Given instruction:
Copy all lines below containing "React".
:::::
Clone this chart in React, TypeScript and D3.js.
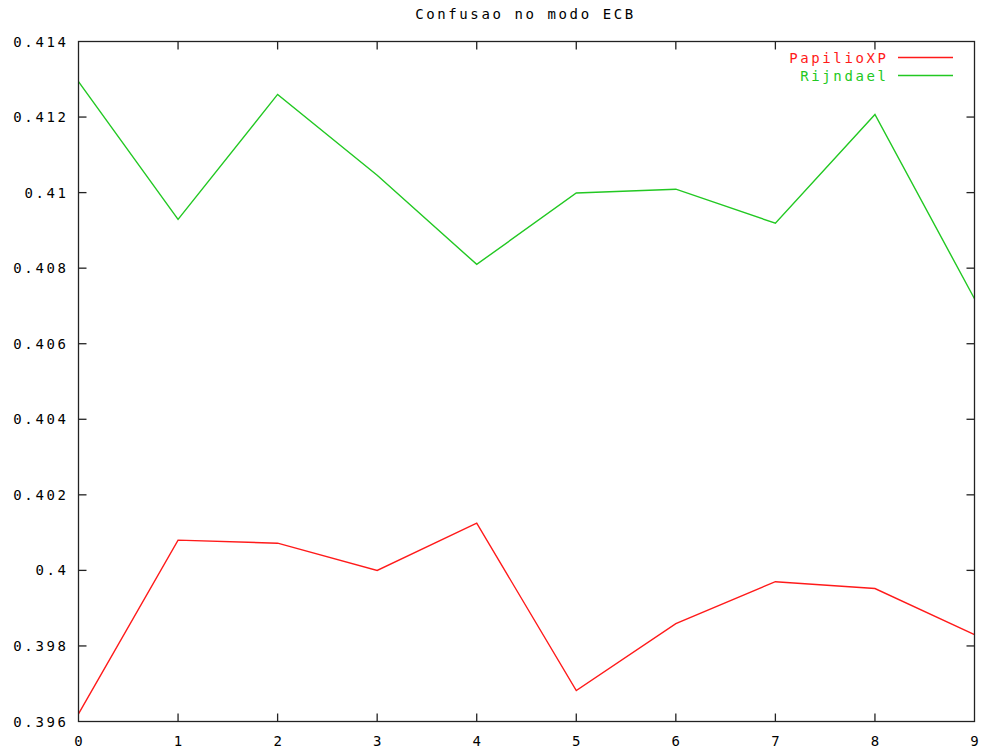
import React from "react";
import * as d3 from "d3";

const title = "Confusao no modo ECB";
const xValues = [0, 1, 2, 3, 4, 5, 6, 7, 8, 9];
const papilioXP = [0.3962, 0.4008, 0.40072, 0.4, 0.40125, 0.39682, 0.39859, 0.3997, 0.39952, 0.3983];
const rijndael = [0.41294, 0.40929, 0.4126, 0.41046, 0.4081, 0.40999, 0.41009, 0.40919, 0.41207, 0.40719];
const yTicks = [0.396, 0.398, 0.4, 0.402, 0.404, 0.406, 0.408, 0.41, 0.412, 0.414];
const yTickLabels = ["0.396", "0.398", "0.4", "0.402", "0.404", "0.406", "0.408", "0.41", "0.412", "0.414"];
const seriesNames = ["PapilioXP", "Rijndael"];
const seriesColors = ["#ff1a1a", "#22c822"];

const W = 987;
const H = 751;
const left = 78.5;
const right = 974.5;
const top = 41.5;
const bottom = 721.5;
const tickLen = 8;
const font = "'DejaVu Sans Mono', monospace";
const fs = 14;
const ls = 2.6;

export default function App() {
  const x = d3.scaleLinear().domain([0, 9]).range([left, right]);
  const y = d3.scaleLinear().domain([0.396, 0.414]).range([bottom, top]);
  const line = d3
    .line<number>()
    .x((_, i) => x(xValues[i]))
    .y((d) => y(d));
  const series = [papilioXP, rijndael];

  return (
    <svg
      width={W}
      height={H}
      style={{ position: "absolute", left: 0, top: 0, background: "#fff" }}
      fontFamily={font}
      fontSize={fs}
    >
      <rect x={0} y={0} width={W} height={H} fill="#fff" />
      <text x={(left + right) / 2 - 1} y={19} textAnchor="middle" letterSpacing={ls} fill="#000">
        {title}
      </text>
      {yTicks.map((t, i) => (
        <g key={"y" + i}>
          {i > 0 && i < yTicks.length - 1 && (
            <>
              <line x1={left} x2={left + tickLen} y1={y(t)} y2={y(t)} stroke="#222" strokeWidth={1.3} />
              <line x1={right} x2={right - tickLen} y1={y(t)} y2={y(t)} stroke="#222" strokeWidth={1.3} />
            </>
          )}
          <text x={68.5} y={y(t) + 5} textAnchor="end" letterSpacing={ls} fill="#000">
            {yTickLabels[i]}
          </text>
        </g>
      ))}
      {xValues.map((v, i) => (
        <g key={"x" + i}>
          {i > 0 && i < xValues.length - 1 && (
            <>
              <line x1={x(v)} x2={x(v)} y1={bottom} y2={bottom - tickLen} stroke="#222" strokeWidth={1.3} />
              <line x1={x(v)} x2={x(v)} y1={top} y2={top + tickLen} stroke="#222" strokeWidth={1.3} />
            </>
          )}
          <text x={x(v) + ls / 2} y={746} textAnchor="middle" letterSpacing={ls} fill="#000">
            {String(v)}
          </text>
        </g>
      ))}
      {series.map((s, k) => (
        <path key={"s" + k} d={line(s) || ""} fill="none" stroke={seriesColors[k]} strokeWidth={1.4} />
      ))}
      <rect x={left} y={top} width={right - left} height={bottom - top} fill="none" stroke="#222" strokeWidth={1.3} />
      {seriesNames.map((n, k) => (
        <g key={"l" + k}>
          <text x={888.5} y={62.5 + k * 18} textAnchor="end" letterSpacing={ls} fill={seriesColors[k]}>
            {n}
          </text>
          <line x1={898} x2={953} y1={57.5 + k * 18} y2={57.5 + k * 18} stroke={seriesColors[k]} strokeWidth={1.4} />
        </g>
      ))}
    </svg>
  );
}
:::::
Exercise solution:
Clone this chart in React, TypeScript and D3.js.
import React from "react";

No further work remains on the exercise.